Very cool looking, bummer it wasn't all you expected, I've got one in my queue as well, but it's June in Georgia and I do HVAC for a living, so very little build time right now


----------



## chongmagic (Jun 5, 2020)

Barry said:


> Very cool looking, bummer it wasn't all you expected, I've got one in my queue as well, but it's June in Georgia and I do HVAC for a living, so very little build time right now



I feel you Barry, I am in SC and my "workshop" is in my garage and I wish I had some HVAC!!


----------



## Chuck D. Bones (Jun 5, 2020)

music6000 said:


> This Pedal is O.K, I was expecting more out of it.



It's a JHS pedal, apparently your standards are too high.  I'll bet it could be fixed with a few component changes.

Beautiful front panel, clean build.  I was half expecting an eyelet board .


----------



## Barry (Jun 5, 2020)

Chuck D. Bones said:


> It's a JHS pedal, apparently your standards are too high.  I'll bet it could be fixed with a few component changes.
> 
> Beautiful front panel, clean build.  I was half expecting an eyelet board .

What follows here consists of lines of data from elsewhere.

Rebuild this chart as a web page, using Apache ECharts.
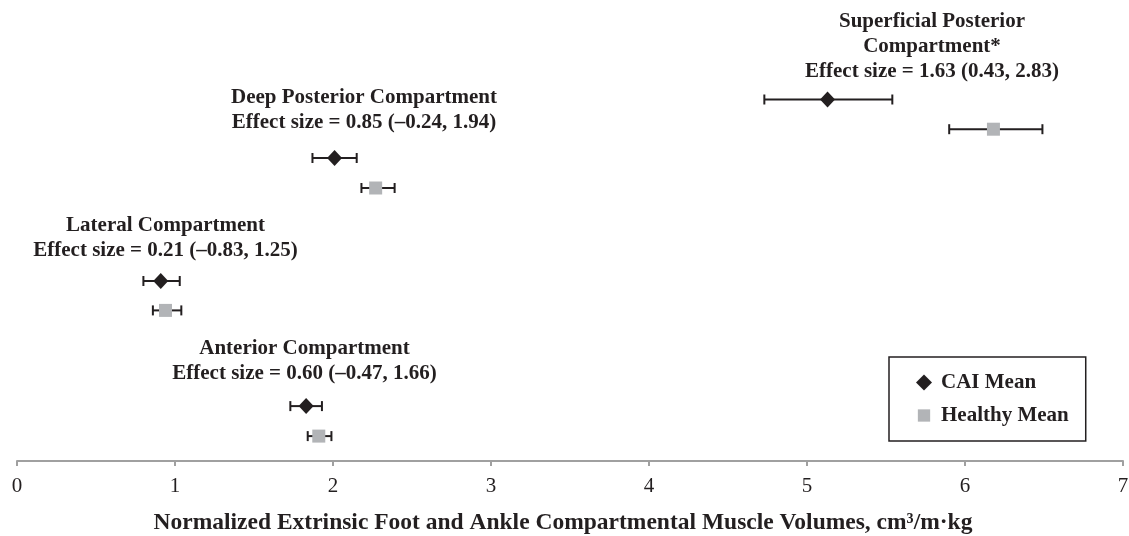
<!DOCTYPE html>
<html>
<head>
<meta charset="utf-8">
<script src="https://cdn.jsdelivr.net/npm/echarts@6/dist/echarts.min.js"></script>
<style>
html,body{margin:0;padding:0;background:#fff;}
#chart{width:1129px;height:536px;}
</style>
</head>
<body>
<div id="chart"></div>
<script>
// ---- data (order: Anterior, Lateral, Deep Posterior, Superficial Posterior) ----
const compartments = ['Anterior Compartment', 'Lateral Compartment', 'Deep Posterior Compartment', 'Superficial Posterior\nCompartment*'];
const effectSizes = ['Effect size = 0.60 (\u20130.47, 1.66)', 'Effect size = 0.21 (\u20130.83, 1.25)', 'Effect size = 0.85 (\u20130.24, 1.94)', 'Effect size = 1.63 (0.43, 2.83)'];
const caiMean = [1.83, 0.91, 2.01, 5.13];
const caiLow = [1.73, 0.80, 1.87, 4.73];
const caiHigh = [1.93, 1.03, 2.15, 5.54];
const healthyMean = [1.91, 0.94, 2.27, 6.18];
const healthyLow = [1.84, 0.86, 2.18, 5.90];
const healthyHigh = [1.99, 1.04, 2.39, 6.49];
// vertical row positions of each series (hidden y axis)
const caiRow = [1.83, 6.0, 10.1, 12.05];
const healthyRow = [0.83, 5.02, 9.1, 11.06];
const xTicks = [0, 1, 2, 3, 4, 5, 6, 7];
const xTitle = 'Normalized Extrinsic Foot and Ankle Compartmental Muscle Volumes, cm\u00b3/m\u00b7kg';

const ink = '#231f20';
const grayMark = '#b2b4b7';
const FONT = '"Liberation Serif", "Times New Roman", serif';

const caiData = caiMean.map((v, i) => [v, caiRow[i]]);
const healthyData = healthyMean.map((v, i) => [v, healthyRow[i]]);
const errData = caiLow.map((v, i) => [v, caiHigh[i], caiRow[i]])
  .concat(healthyLow.map((v, i) => [v, healthyHigh[i], healthyRow[i]]));

function renderErr(params, api) {
  const y = api.value(2);
  const p1 = api.coord([api.value(0), y]);
  const p2 = api.coord([api.value(1), y]);
  const h = 5;
  const style = { stroke: ink, lineWidth: 2 };
  return {
    type: 'group',
    children: [
      { type: 'line', shape: { x1: p1[0], y1: p1[1], x2: p2[0], y2: p2[1] }, style: style },
      { type: 'line', shape: { x1: p1[0], y1: p1[1] - h, x2: p1[0], y2: p1[1] + h }, style: style },
      { type: 'line', shape: { x1: p2[0], y1: p2[1] - h, x2: p2[0], y2: p2[1] + h }, style: style }
    ]
  };
}

// annotation placement (centre x, centre y of text block)
const annPos = [[304.5, 361.5], [165.5, 237.8], [364, 110.5], [932, 46.7]];
const annotations = compartments.map((c, i) => ({
  type: 'text',
  x: annPos[i][0],
  y: annPos[i][1],
  style: {
    text: c + '\n' + effectSizes[i],
    font: 'bold 21px ' + FONT,
    fill: ink,
    textAlign: 'center',
    textVerticalAlign: 'middle',
    lineHeight: 25
  }
}));

const chart = echarts.init(document.getElementById('chart'), null, { renderer: 'canvas' });
chart.setOption({
  animation: false,
  backgroundColor: '#fff',
  grid: { left: 17, right: 6, top: 5, bottom: 75, containLabel: false, outerBoundsMode: 'none' },
  xAxis: {
    type: 'value',
    min: xTicks[0],
    max: xTicks[xTicks.length - 1],
    interval: 1,
    splitLine: { show: false },
    axisLine: { show: true, lineStyle: { color: '#a0a0a0', width: 2 } },
    axisTick: { show: true, length: 5, lineStyle: { color: '#a0a0a0', width: 2 } },
    axisLabel: { margin: 15, fontFamily: FONT, fontSize: 21, color: ink }
  },
  yAxis: { type: 'value', min: 0, max: 15.2, show: false },
  legend: {
    data: [
      { name: 'CAI Mean', icon: 'path://M0,-1L1,0L0,1L-1,0Z' },
      { name: 'Healthy Mean', icon: 'path://M-1.3,-1.3M-1,-1L1,-1L1,1L-1,1ZM1.3,1.3' }
    ],
    orient: 'vertical',
    left: 889,
    top: 357,
    itemWidth: 24,
    itemHeight: 16,
    itemGap: 12,
    padding: [15, 17, 15, 27],
    borderColor: ink,
    borderWidth: 1.5,
    borderRadius: 0,
    selectedMode: false,
    textStyle: { fontFamily: FONT, fontSize: 21, fontWeight: 'bold', color: ink }
  },
  graphic: annotations.concat([{
    type: 'text',
    x: 563,
    y: 523,
    style: {
      text: xTitle,
      font: 'bold 23.5px ' + FONT,
      fill: ink,
      textAlign: 'center',
      textVerticalAlign: 'middle'
    }
  }]),
  series: [
    {
      type: 'custom',
      name: 'error',
      renderItem: renderErr,
      data: errData,
      encode: { x: [0, 1], y: 2 },
      z: 2,
      silent: true
    },
    {
      type: 'scatter',
      name: 'CAI Mean',
      symbol: 'diamond',
      symbolSize: [15, 16],
      itemStyle: { color: ink, opacity: 1 },
      data: caiData,
      z: 5
    },
    {
      type: 'scatter',
      name: 'Healthy Mean',
      symbol: 'rect',
      symbolSize: 13,
      itemStyle: { color: grayMark, opacity: 1 },
      data: healthyData,
      z: 5
    }
  ]
});
</script>
</body>
</html>
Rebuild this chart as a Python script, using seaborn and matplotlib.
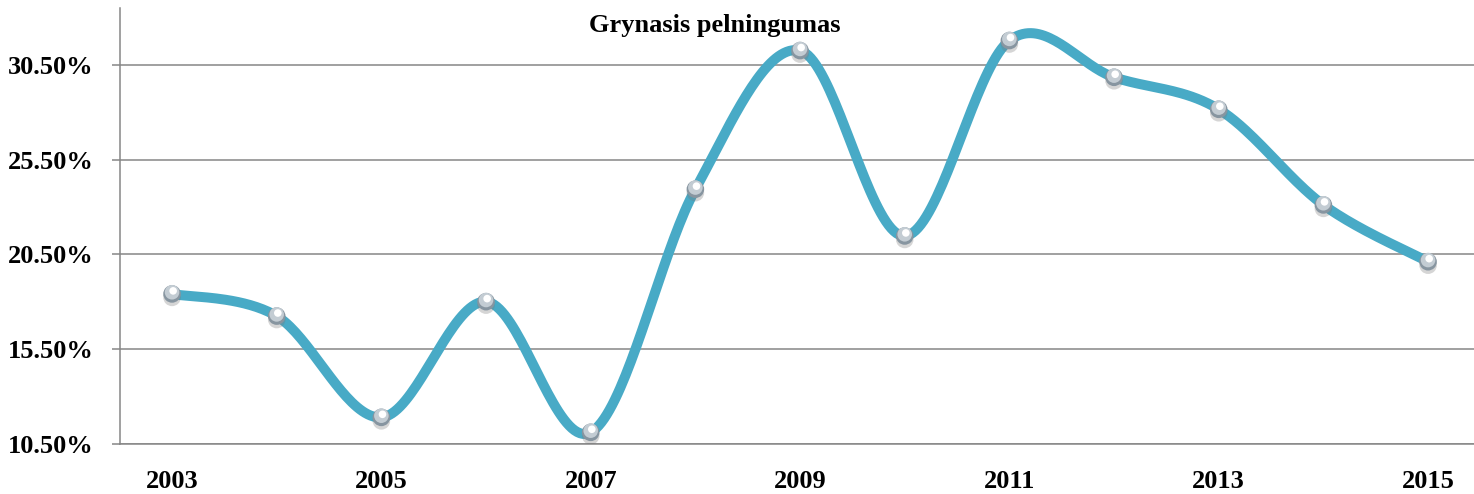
import numpy as np
import pandas as pd
import matplotlib
matplotlib.use("Agg")
import matplotlib.pyplot as plt
import matplotlib.patheffects as pe
import matplotlib.transforms as mtransforms
import seaborn as sns

# data (net profitability, %)
years = ["2003", "2004", "2005", "2006", "2007", "2008", "2009",
         "2010", "2011", "2012", "2013", "2014", "2015"]
values = [18.41, 17.24, 11.89, 18.00, 11.10, 23.94, 31.26,
          21.47, 31.79, 29.85, 28.16, 23.11, 20.11]
y_ticks = [10.5, 15.5, 20.5, 25.5, 30.5]
title = "Grynasis pelningumas"

sns.set_style("white")
plt.rcParams["font.family"] = ["Liberation Serif", "DejaVu Serif"]
plt.rcParams["font.weight"] = "bold"
plt.rcParams["text.color"] = "black"
plt.rcParams["xtick.labelcolor"] = "black"
plt.rcParams["ytick.labelcolor"] = "black"

df = pd.DataFrame({"pos": np.arange(len(years)), "year": years, "value": values})

line_col = "#48aac6"
grid_col = "#868686"


# Excel style smoothed line (Catmull-Rom through the points)
def smooth(x, y, n=40):
    x = np.asarray(x, float)
    y = np.asarray(y, float)
    px = np.r_[x[0], x, x[-1]]
    py = np.r_[y[0], y, y[-1]]
    t = np.linspace(0, 1, n)[:, None]
    out = []
    for i in range(1, len(px) - 2):
        p0 = np.array([px[i - 1], py[i - 1]])
        p1 = np.array([px[i], py[i]])
        p2 = np.array([px[i + 1], py[i + 1]])
        p3 = np.array([px[i + 2], py[i + 2]])
        c1 = p1 + (p2 - p0) / 6
        c2 = p2 - (p3 - p1) / 6
        seg = ((1 - t) ** 3) * p1 + 3 * ((1 - t) ** 2) * t * c1 \
            + 3 * (1 - t) * t ** 2 * c2 + t ** 3 * p2
        out.append(seg if i == 1 else seg[1:])
    out = np.vstack(out)
    return out[:, 0], out[:, 1]


W, H = 1474, 494
fig = plt.figure(figsize=(W / 100, H / 100), dpi=100)
ax = fig.add_axes([119.7 / W, (H - 443.7) / H, 1360.7 / W, 435.7 / H])

sx, sy = smooth(df["pos"], df["value"])
ax.plot(sx, sy, color=line_col, lw=7.2, solid_capstyle="round", zorder=2)

# silver "sphere" markers: dark base, lighter body shifted up, small shine
sns.scatterplot(data=df, x="pos", y="value", s=160, color="#8795a0",
                edgecolor="none", zorder=3, ax=ax)
ax.collections[-1].set_path_effects([
    pe.SimplePatchShadow(offset=(0, -2.5), shadow_rgbFace="#777777", alpha=0.3),
    pe.Normal()])
sns.scatterplot(data=df, x="pos", y="value", s=110, color="#c3ccd3",
                edgecolor="none", zorder=4, ax=ax)
ax.collections[-1].set_offset_transform(
    mtransforms.offset_copy(ax.transData, fig=fig, x=0, y=1.2, units="points"))
sns.scatterplot(data=df, x="pos", y="value", s=30, color="#ffffff",
                edgecolor="none", zorder=5, ax=ax)
ax.collections[-1].set_offset_transform(
    mtransforms.offset_copy(ax.transData, fig=fig, x=0.8, y=2.2, units="points"))

ax.set_xlim(-0.5, len(years) - 0.5)
ax.set_ylim(10.5, 33.51)
ax.set_xlabel("")
ax.set_ylabel("")

ax.set_xticks(df["pos"])
ax.set_xticklabels([y if i % 2 == 0 else "" for i, y in enumerate(years)])
ax.set_xticks(np.arange(-0.5, len(years), 1), minor=True)
ax.tick_params(axis="x", which="major", length=0, pad=19, labelsize=19)
ax.tick_params(axis="x", which="minor", length=5.8, width=1.1, color=grid_col)

ax.set_yticks(y_ticks)
ax.set_yticklabels([f"{v:.2f}%" for v in y_ticks])
ax.tick_params(axis="y", length=5.8, width=1.1, color=grid_col, pad=13,
               labelsize=19, left=True)

ax.yaxis.grid(True, color=grid_col, lw=1.1)
ax.set_axisbelow(True)
for side in ["top", "right"]:
    ax.spines[side].set_visible(False)
for side in ["left", "bottom"]:
    ax.spines[side].set_color(grid_col)
    ax.spines[side].set_linewidth(1.1)

fig.text(715 / W, 1 - 31.7 / H, title, ha="center", va="baseline",
         fontsize=19, fontweight="bold", color="black")

fig.savefig("out.png", dpi=100)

I'm all ears for any component changes you'd recommend !


----------



## Chuck D. Bones (Jun 6, 2020)

I'd need to see a schematic first.
(Nudge, nudge, Mr. PedalPCB)


----------



## music6000 (Jun 6, 2020)

Chuck D. Bones said:


> It's a JHS pedal, apparently your standards are too high.  I'll bet it could be fixed with a few component changes.
> 
> Beautiful front panel, clean build.  I was half expecting an eyelet board .


Your right, I forgot!
 It's actually the first JHS pedal I have built or owned.


----------